Supplied records
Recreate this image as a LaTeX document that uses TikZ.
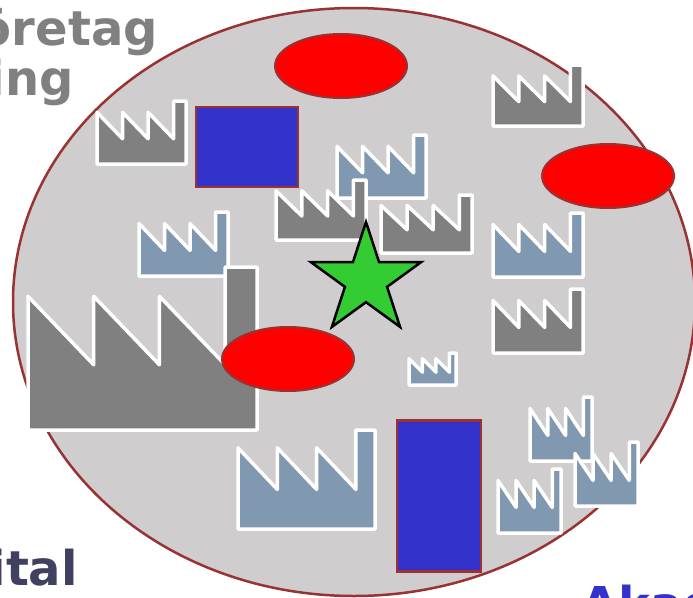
\documentclass[tikz,border=0pt]{standalone}
\usepackage{fontspec}
\setmainfont{DejaVu Sans}
\usetikzlibrary{shapes.geometric}
\definecolor{bgdisk}{HTML}{CFCDCE}
\definecolor{rim}{HTML}{993333}
\definecolor{fgray}{HTML}{808080}
\definecolor{fblue}{HTML}{8098B0}
\definecolor{unired}{HTML}{FF0000}
\definecolor{instblue}{HTML}{3333CC}
\definecolor{hubgreen}{HTML}{33CC33}
\definecolor{slate}{HTML}{404060}
\newcommand\factory[5]{%
  \pgfmathsetmacro\toothw{0.287*#3}
  \fill[#5, draw=white, line width=3.5pt, line join=round]
    (#1,{#2+#4}) -- (#1,{#2+0.18*#4})
    -- ({#1+\toothw},{#2+0.6*#4}) -- ({#1+\toothw},{#2+0.18*#4})
    -- ({#1+2*\toothw},{#2+0.6*#4}) -- ({#1+2*\toothw},{#2+0.18*#4})
    -- ({#1+3*\toothw},{#2+0.6*#4}) -- ({#1+3*\toothw},#2)
    -- ({#1+#3},#2) -- ({#1+#3},{#2+#4}) -- cycle;}
\tikzset{
  blob/.style={ellipse, fill=unired, draw=rim, line width=2pt, inner sep=0pt,
    minimum width=132pt, minimum height=64pt},
  inst/.style={rectangle, fill=instblue, draw=rim, line width=2.5pt, inner sep=0pt},
  word/.style={inner sep=0pt, font=\bfseries\fontsize{48}{50}\selectfont}
}
\begin{document}
\begin{tikzpicture}[x=1pt, y=-1pt]
  \useasboundingbox (0,0) rectangle (693,597);
  \node[word, anchor=base east, text=fgray] (lblA) at (158,45) {öretag};
  \node[word, anchor=base east, text=fgray] (lblB) at (74,95) {ing};
  \node[word, anchor=base east, text=slate] (lblC) at (78,585) {ital};
  \node[word, anchor=base west, text=instblue] (lblD) at (581,621) {Akad};
  \node[ellipse, fill=bgdisk, draw=rim, line width=2.5pt, inner sep=0pt,
    minimum width=682pt, minimum height=588pt] (field) at (354,302) {};
  \foreach \x/\y/\w/\h/\c in {
      97/101/89/63/fgray, 493/65/90/61/fgray, 337/135/89/63/fblue,
      276/180/90/60/fgray, 381/195/91/58/fgray, 139/212/89/64/fblue,
      28/267/229/163/fgray, 493/213/90/64/fblue, 493/289/90/64/fgray,
      409/353/47/32/fblue, 238/430/137/99/fblue, 530/397/62/64/fblue,
      575/442/63/64/fblue, 498/469/63/64/fblue}
    \factory{\x}{\y}{\w}{\h}{\c};
  \node[blob] (uniA) at (341,66) {};
  \node[blob] (uniB) at (608,176) {};
  \node[blob] (uniC) at (288,359) {};
  \node[inst, minimum width=102pt, minimum height=80pt] (instA) at (247,147) {};
  \node[inst, minimum width=84pt, minimum height=151pt] (instB) at (439,496) {};
  \node[star, star points=5, star point ratio=2.618, minimum size=116pt,
    inner sep=0pt, fill=hubgreen, draw=black, line width=2.5pt] (hub) at (366,280) {};
\end{tikzpicture}
\end{document}
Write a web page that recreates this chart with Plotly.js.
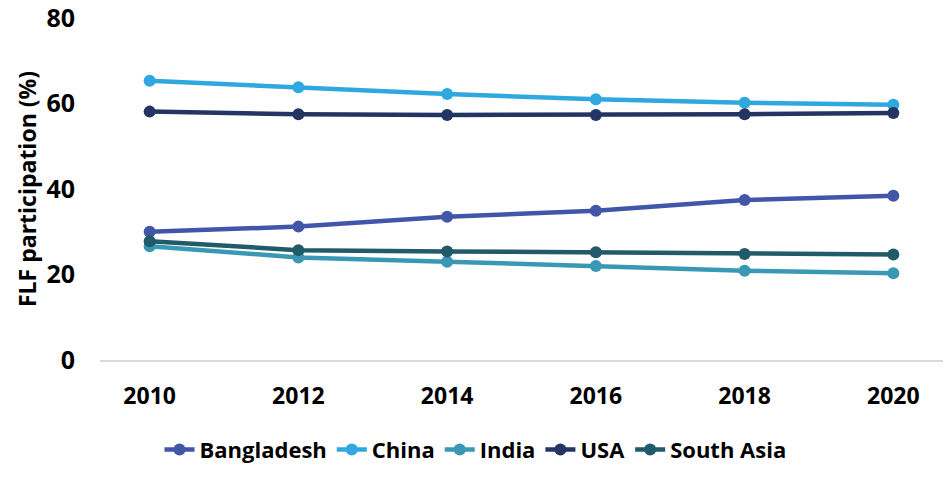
<!DOCTYPE html>
<html>
<head>
<meta charset="utf-8">
<script src="https://cdn.plot.ly/plotly-3.0.1.min.js"></script>
<style>html,body{margin:0;padding:0;background:#fff;}#chart{width:951px;height:477px;}</style>
</head>
<body>
<div id="chart"></div>
<script>
const years = ["2010","2012","2014","2016","2018","2020"];
const seriesNames = ["Bangladesh","China","India","USA","South Asia"];
const bangladesh = [30.0, 31.2, 33.5, 34.9, 37.4, 38.4];
const china = [65.3, 63.8, 62.2, 61.0, 60.2, 59.7];
const india = [26.6, 24.0, 23.0, 22.0, 20.9, 20.3];
const usa = [58.1, 57.5, 57.3, 57.3, 57.5, 57.8];
const southAsia = [27.8, 25.7, 25.4, 25.2, 24.8, 24.7];
const colors = ["#4156A9", "#2FA8DF", "#3A98B5", "#243463", "#215A69"];

const allValues = [bangladesh, china, india, usa, southAsia];
const traces = allValues.map((vals, i) => ({
  x: years, y: vals, name: seriesNames[i], type: "scatter", mode: "lines+markers",
  line: {color: colors[i], width: 4.5},
  marker: {color: colors[i], size: 12}
}));

const layout = {
  width: 951, height: 477,
  margin: {l: 100, r: 8, t: 18, b: 117},
  paper_bgcolor: "#fff", plot_bgcolor: "#fff",
  showlegend: true,
  font: {family: "Open Sans, sans-serif", color: "#000"},
  xaxis: {
    type: "category", showgrid: false, zeroline: false,
    showline: true, linecolor: "#d9d9d9", linewidth: 2,
    ticks: "", ticklabelstandoff: 14,
    tickfont: {family: "Open Sans, sans-serif", size: 23, color: "#000", weight: "bold"}
  },
  yaxis: {
    range: [0, 80], tickvals: [0, 20, 40, 60, 80], showgrid: false, zeroline: false,
    showline: false, ticks: "", ticklabelstandoff: 24, ticklabeloverflow: "allow",
    tickfont: {family: "Open Sans, sans-serif", size: 25, color: "#000", weight: "bold"},
    title: {text: "FLF participation (%)", standoff: 3, font: {family: "Open Sans, sans-serif", size: 23, color: "#000", weight: "bold"}}
  },
  legend: {
    orientation: "h", x: 0.5, xanchor: "center", xref: "container",
    y: 0.057, yanchor: "middle", yref: "container",
    font: {family: "Open Sans, sans-serif", size: 22, color: "#000", weight: "bold"},
    itemwidth: 30, tracegroupgap: 0
  }
};
Plotly.newPlot("chart", traces, layout, {displayModeBar: false, staticPlot: true});
</script>
</body>
</html>
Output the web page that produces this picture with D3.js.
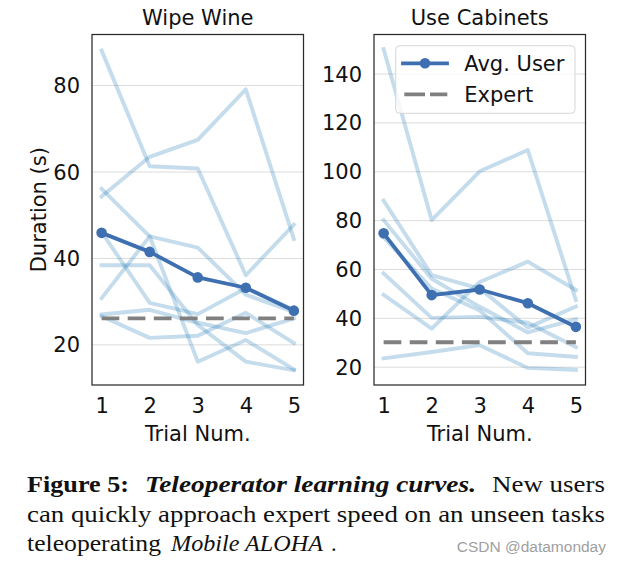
<!DOCTYPE html>
<html>
<head>
<meta charset="utf-8">
<script src="https://cdn.jsdelivr.net/npm/d3@7"></script>
<style>
  html, body { margin: 0; padding: 0; background: #fff; }
  svg { display: block; }
</style>
</head>
<body>
<svg id="chart" width="620" height="564"></svg>
<script>
// ---------------- data ----------------
const trials = [1, 2, 3, 4, 5];

const wipeTitle = "Wipe Wine";
const wipeUsers = [
  [88.0, 61.2, 60.7, 36.0, 47.7],
  [54.2, 63.4, 67.3, 79.0, 44.4],
  [56.0, 45.0, 42.4, 31.5, 27.5],
  [30.7, 45.0, 16.0, 21.0, 14.2],
  [46.0, 29.6, 27.0, 33.0, 28.0],
  [38.3, 38.3, 24.5, 16.0, 14.0],
  [26.9, 28.0, 25.0, 22.6, 26.0],
  [26.5, 21.5, 22.0, 27.3, 20.3]
];
const wipeAvg = [45.8, 41.4, 35.5, 33.1, 27.8];
const wipeExpert = 26;
const wipeTicks = [20, 40, 60, 80];
const wipeLimits = [10.6, 91.7];

const cabTitle = "Use Cabinets";
const cabUsers = [
  [150.0, 80.0, 100.0, 108.7, 47.3],
  [88.0, 57.5, 52.0, 36.0, 44.6],
  [80.0, 56.0, 44.5, 34.0, 39.5],
  [73.0, 52.0, 43.0, 25.5, 24.0],
  [58.2, 40.0, 40.4, 38.0, 28.0],
  [49.4, 35.6, 54.7, 63.0, 51.4],
  [23.4, 26.0, 28.8, 19.5, 18.7]
];
const cabAvg = [74.6, 49.3, 51.6, 46.0, 36.3];
const cabExpert = 30;
const cabTicks = [20, 40, 60, 80, 100, 120, 140];
const cabLimits = [12.5, 156.0];

const xLimits = [0.8, 5.2];
const xLabel = "Trial Num.";
const yLabel = "Duration (s)";
const legendLabels = ["Avg. User", "Expert"];

// ---------------- styles ----------------
const FONT = "'DejaVu Sans', sans-serif";
const FS = 21;
const lightColor = "#1f77b4";
const avgColor = "#3e6fb0";
const expertColor = "#808080";
const gridColor = "#dcdcdc";

const svg = d3.select("#chart");

function panel(cfg) {
  const x = d3.scaleLinear().domain(xLimits).range([cfg.x0, cfg.x1]);
  const y = d3.scaleLinear().domain(cfg.limits).range([cfg.y1, cfg.y0]);
  const g = svg.append("g");

  // grid
  const grid = g.append("g")
    .attr("transform", `translate(${cfg.x0},0)`)
    .call(d3.axisLeft(y).tickValues(cfg.ticks).tickSize(-(cfg.x1 - cfg.x0)).tickFormat(""));
  grid.select(".domain").remove();
  grid.selectAll("line").attr("stroke", gridColor).attr("stroke-width", 1);

  // user lines
  const line = d3.line().x((d, i) => x(trials[i])).y(d => y(d));
  g.append("g").selectAll("path").data(cfg.users).join("path")
    .attr("d", line)
    .attr("fill", "none")
    .attr("stroke", lightColor)
    .attr("stroke-opacity", 0.26)
    .attr("stroke-width", 3.9)
    .attr("stroke-linejoin", "round")
    .attr("stroke-linecap", "square");

  // expert dashed
  g.append("path")
    .attr("d", d3.line()([[x(trials[0]), y(cfg.expert)], [x(trials[trials.length - 1]), y(cfg.expert)]]))
    .attr("stroke", expertColor)
    .attr("stroke-width", 3.8)
    .attr("stroke-dasharray", "17.7,8.4")
    .attr("fill", "none");

  // average line
  g.append("path")
    .attr("d", line(cfg.avg))
    .attr("fill", "none")
    .attr("stroke", avgColor)
    .attr("stroke-width", 3.8)
    .attr("stroke-linejoin", "round")
    .attr("stroke-linecap", "square");
  g.append("g").selectAll("circle").data(cfg.avg).join("circle")
    .attr("cx", (d, i) => x(trials[i]))
    .attr("cy", d => y(d))
    .attr("r", 5.3)
    .attr("fill", avgColor);

  // frame
  g.append("rect")
    .attr("x", cfg.x0).attr("y", cfg.y0)
    .attr("width", cfg.x1 - cfg.x0).attr("height", cfg.y1 - cfg.y0)
    .attr("fill", "none").attr("stroke", "#2b2b2b").attr("stroke-width", 1.25);

  // y axis labels
  const ya = g.append("g")
    .attr("transform", `translate(${cfg.x0},0)`)
    .call(d3.axisLeft(y).tickValues(cfg.ticks).tickSize(0).tickPadding(12).tickFormat(d3.format("d")));
  ya.select(".domain").remove();
  ya.selectAll("text").attr("font-family", FONT).attr("font-size", FS).attr("fill", "#111").attr("dy", "0.36em");

  // x axis labels
  const xa = g.append("g")
    .attr("transform", `translate(0,${cfg.y1})`)
    .call(d3.axisBottom(x).tickValues(trials).tickSize(0).tickPadding(13.4).tickFormat(d3.format("d")));
  xa.select(".domain").remove();
  xa.selectAll("text").attr("font-family", FONT).attr("font-size", FS).attr("fill", "#111");

  // title
  g.append("text")
    .attr("x", (cfg.x0 + cfg.x1) / 2).attr("y", 25)
    .attr("text-anchor", "middle")
    .attr("font-family", FONT).attr("font-size", FS).attr("fill", "#111")
    .text(cfg.title);

  // x label
  g.append("text")
    .attr("x", (cfg.x0 + cfg.x1) / 2).attr("y", 441)
    .attr("text-anchor", "middle")
    .attr("font-family", FONT).attr("font-size", FS).attr("fill", "#111")
    .text(xLabel);

  return { x, y, g };
}

const left = panel({
  x0: 92, x1: 303.5, y0: 34.5, y1: 385,
  limits: wipeLimits, ticks: wipeTicks,
  users: wipeUsers, avg: wipeAvg, expert: wipeExpert, title: wipeTitle
});

const right = panel({
  x0: 374, x1: 585.5, y0: 34.5, y1: 385,
  limits: cabLimits, ticks: cabTicks,
  users: cabUsers, avg: cabAvg, expert: cabExpert, title: cabTitle
});

// y label
svg.append("text")
  .attr("transform", "translate(46,209.7) rotate(-90)")
  .attr("text-anchor", "middle")
  .attr("font-family", FONT).attr("font-size", FS).attr("fill", "#111")
  .text(yLabel);

// legend (right panel)
const lg = svg.append("g");
lg.append("rect")
  .attr("x", 395.7).attr("y", 45.7).attr("width", 179.3).attr("height", 67.6)
  .attr("rx", 4).attr("ry", 4)
  .attr("fill", "#fff").attr("fill-opacity", 0.8)
  .attr("stroke", "#d6d6d6").attr("stroke-width", 1);
lg.append("line")
  .attr("x1", 403).attr("x2", 447).attr("y1", 63.3).attr("y2", 63.3)
  .attr("stroke", avgColor).attr("stroke-width", 3.8).attr("stroke-linecap", "square");
lg.append("circle").attr("cx", 425).attr("cy", 63.3).attr("r", 5.3).attr("fill", avgColor);
lg.append("line")
  .attr("x1", 404.3).attr("x2", 447.3).attr("y1", 94.3).attr("y2", 94.3)
  .attr("stroke", expertColor).attr("stroke-width", 3.8).attr("stroke-dasharray", "20.7,5");
lg.selectAll("text.lab").data(legendLabels).join("text")
  .attr("class", "lab")
  .attr("x", 464.3).attr("y", (d, i) => 70.8 + i * 31)
  .attr("font-family", FONT).attr("font-size", FS).attr("fill", "#111")
  .text(d => d);

// caption
const SERIF = "'Liberation Serif', 'Times New Roman', serif";
const CFS = 22.5;
function cap(txt, xPos, yPos, len, weight, style) {
  const t = svg.append("text")
    .attr("x", xPos).attr("y", yPos)
    .attr("font-family", SERIF).attr("font-size", CFS).attr("fill", "#111")
    .attr("font-weight", weight || "normal").attr("font-style", style || "normal")
    .text(txt);
  if (len) t.attr("textLength", len).attr("lengthAdjust", "spacingAndGlyphs");
  return t;
}
cap("Figure 5:", 27, 492, 102, "bold");
cap("Teleoperator learning curves.", 145, 492, 331, "bold", "italic");
cap("New users", 492, 492, 113);
cap("can quickly approach expert speed on an unseen tasks", 27, 521.7, 578);
cap("teleoperating", 27, 550.5, 134);
cap("Mobile ALOHA", 171, 550.5, 152, "normal", "italic");
cap(".", 331, 550.5);

// watermark
svg.append("text")
  .attr("x", 606).attr("y", 552).attr("text-anchor", "end")
  .attr("font-family", "'Liberation Sans', Arial, sans-serif").attr("font-size", 15.5)
  .attr("fill", "#a0a0a0")
  .text("CSDN @datamonday");
</script>
</body>
</html>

What the task asks
Say how many lines in the records hold the string "chart", and say nothing else.

Worked solution
6